The U.S. Supreme Court has unanimously ruled on the issue of temporary signs, an often contentious and confusing issue for communities around the country. Reed v. Town of Gilbert stemmed from a dispute over temporary signage advertising a church’s location; the church argued that its signs could not be held to a different standard than other types of temporary signs, including political signs.
In siding with the church, the Supreme Court reinforced previous rulings that found that communities cannot regulate messages based on content. This applies to temporary signs as well.
“This ruling certainly offers clarity on the idea of regulation of temporary signs,” said David Hickey, vice president of government relations for the International Sign Association. “It does not provide a how-to guide by any stretch. This is an issue that communities struggle with: balancing constitutional rights and community aesthetics with business and nonprofit needs to use this type of signage.”

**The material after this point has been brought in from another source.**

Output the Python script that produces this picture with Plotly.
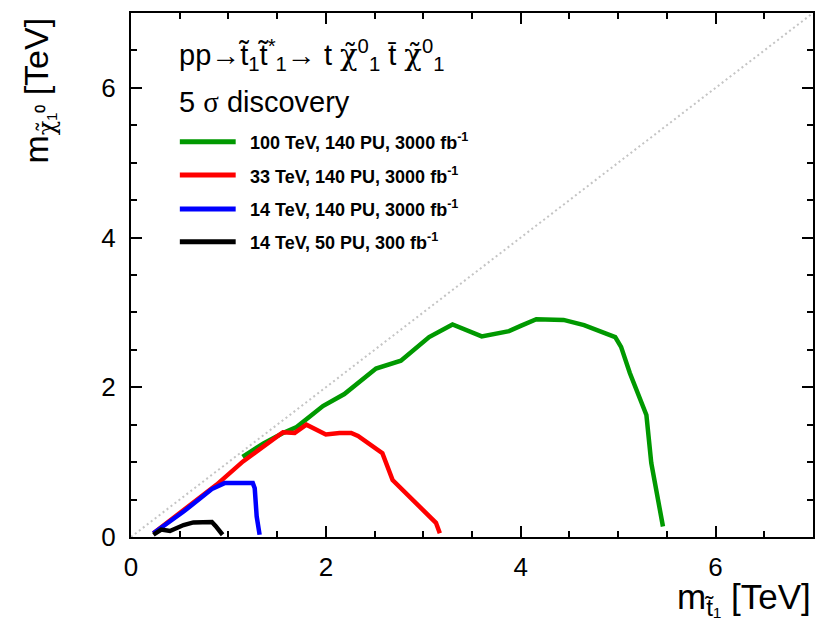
import plotly.graph_objects as go

# Discovery reach contours: stop mass (x) vs neutralino mass (y), in TeV
green_x = [1.145, 1.36, 1.56, 1.70, 1.97, 2.19, 2.515, 2.77, 3.06, 3.30, 3.60, 3.88, 4.00, 4.16, 4.44, 4.65, 4.97, 5.03, 5.12, 5.29, 5.34, 5.46]
green_y = [1.07, 1.25, 1.39, 1.47, 1.75, 1.91, 2.25, 2.355, 2.67, 2.84, 2.68, 2.75, 2.82, 2.91, 2.90, 2.83, 2.67, 2.54, 2.19, 1.63, 0.99, 0.14]

red_x = [0.23, 0.54, 0.88, 1.15, 1.56, 1.68, 1.80, 2.00, 2.14, 2.26, 2.33, 2.58, 2.685, 3.13, 3.17]
red_y = [0.05, 0.36, 0.70, 1.01, 1.40, 1.39, 1.50, 1.37, 1.39, 1.39, 1.35, 1.12, 0.76, 0.19, 0.05]

blue_x = [0.23, 0.54, 0.83, 0.96, 1.25, 1.27, 1.29, 1.32]
blue_y = [0.05, 0.34, 0.64, 0.72, 0.72, 0.65, 0.275, 0.03]

black_x = [0.23, 0.31, 0.40, 0.54, 0.64, 0.74, 0.83, 0.87, 0.94]
black_y = [0.03, 0.10, 0.08, 0.16, 0.195, 0.19, 0.20, 0.145, 0.03]

diag = [0, 7]

labels = [
    "100 TeV, 140 PU, 3000 fb<sup>-1</sup>",
    "33 TeV, 140 PU, 3000 fb<sup>-1</sup>",
    "14 TeV, 140 PU, 3000 fb<sup>-1</sup>",
    "14 TeV, 50 PU, 300 fb<sup>-1</sup>",
]
colors = ["#009900", "#ff0000", "#0000ff", "#000000"]
series = [(green_x, green_y), (red_x, red_y), (blue_x, blue_y), (black_x, black_y)]

FONT = "Liberation Sans, Arial, Helvetica, sans-serif"
# Greek symbols set in a serif face; chi carries a combining tilde
CHI = '<span style="font-family:DejaVu Serif">χ\u0303</span>'
SIGMA = '<span style="font-family:Liberation Serif">σ</span>'

fig = go.Figure()

fig.add_trace(go.Scatter(x=diag, y=diag, mode="lines",
                         line=dict(color="#c4c4c4", width=2, dash="2px,3px"),
                         showlegend=False, hoverinfo="skip"))

for (xs, ys), c, lab in zip(series, colors, labels):
    fig.add_trace(go.Scatter(x=xs, y=ys, mode="lines", name=lab,
                             line=dict(color=c, width=4.5), showlegend=False))

# hand-drawn legend block (line sample + bold label)
legend_rows = [0.7544, 0.6908, 0.626, 0.5635]
for row_y, c, lab in zip(legend_rows, colors, labels):
    fig.add_shape(type="line", xref="paper", yref="paper",
                  x0=0.0716, x1=0.1535, y0=row_y, y1=row_y,
                  line=dict(color=c, width=5))
    fig.add_annotation(xref="paper", yref="paper", x=0.171, y=row_y,
                       xanchor="left", yanchor="middle", showarrow=False,
                       text="<b>" + lab + "</b>",
                       font=dict(family=FONT, size=18, color="black"))

fig.add_annotation(xref="paper", yref="paper", x=0.0668, y=0.92,
                   xanchor="left", yanchor="middle", showarrow=False,
                   text="pp→t\u0303<sub>1</sub>t\u0303<sup>*</sup><sub>1</sub>→ t " + CHI
                        + "<sup>0</sup><sub>1</sub> t\u0304 " + CHI + "<sup>0</sup><sub>1</sub>",
                   font=dict(family=FONT, size=29, color="black"))
fig.add_annotation(xref="paper", yref="paper", x=0.0668, y=0.830,
                   xanchor="left", yanchor="middle", showarrow=False,
                   text="5 " + SIGMA + " discovery",
                   font=dict(family=FONT, size=29, color="black"))

# axis titles
fig.add_annotation(xref="paper", yref="paper", x=1.0, y=-0.118,
                   xanchor="right", yanchor="middle", showarrow=False,
                   text="m<sub>t\u0303₁</sub> [TeV]",
                   font=dict(family=FONT, size=35, color="black"))
fig.add_annotation(xref="paper", yref="paper", x=-0.135, y=0.995,
                   xanchor="center", yanchor="top", showarrow=False, textangle=-90,
                   text="m<sub>" + CHI + "₁⁰</sub> [TeV]",
                   font=dict(family=FONT, size=34, color="black"))

axis_common = dict(
    showgrid=False, zeroline=False, showline=True, linecolor="black", linewidth=2,
    mirror="allticks", ticks="inside", ticklen=11, tickwidth=1.5, tickcolor="black",
    tickfont=dict(family=FONT, size=26, color="black"),
    minor=dict(dtick=0.5, ticks="inside", ticklen=6, tickwidth=1.5, tickcolor="black"),
)

fig.update_xaxes(range=[0, 7], tickvals=[0, 2, 4, 6], ticklabelstandoff=6, **axis_common)
fig.update_yaxes(range=[0, 7], tickvals=[0, 2, 4, 6], ticklabelstandoff=8, **axis_common)

fig.update_layout(
    width=817, height=625,
    margin=dict(l=131, r=2, t=13, b=88),
    plot_bgcolor="white", paper_bgcolor="white",
    font=dict(family=FONT),
)

fig.write_html("out.html")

Hickey points to a new complimentary publication from the Signage Foundation, Inc. which can help communities navigate the various types of temporary signs, understand the value of their use and craft codes that reasonably regulate them.
“Best Practices in Regulating Temporary Signage” was created by prominent planner Wendy Moeller, AICP, and offers information and techniques for overall regulation as well as sample codes based on temporary sign type. It provides a comprehensive look at the various uses for these signs, as well as tips of clarifying codes to help users understand when a permit is needed. It includes specific best practices for a number of different kinds of temporary signs, ranging from advertising murals to people signs. It also includes a discussion on content neutrality—ensuring that signs are not regulated based on the content of the message, which was the crux of the Supreme Court case.
“This guide offers reasonable, balanced suggestions to help communities develop temporary sign codes, an issue that only will be heightened by this Supreme Court ruling,” Hickey said. “ISA has helped hundreds of communities around the United States understand the economic value of signage to businesses and has helped them create reasonable sign codes that balance constitutional, community and business needs. We remain available to assist as needed. But this guide should serve as a solid starting point for any community looking at temporary signage.”
The International Sign Association (ISA) represents manufacturers, suppliers, and users of on-premise signs and sign products from the United States and 60 countries around the world. ISA and its Affiliated Associations work to support, promote, and improve the worldwide sign and visual communications industry, which employs more than 200,000 American workers and has an economic impact of $37.5 billion.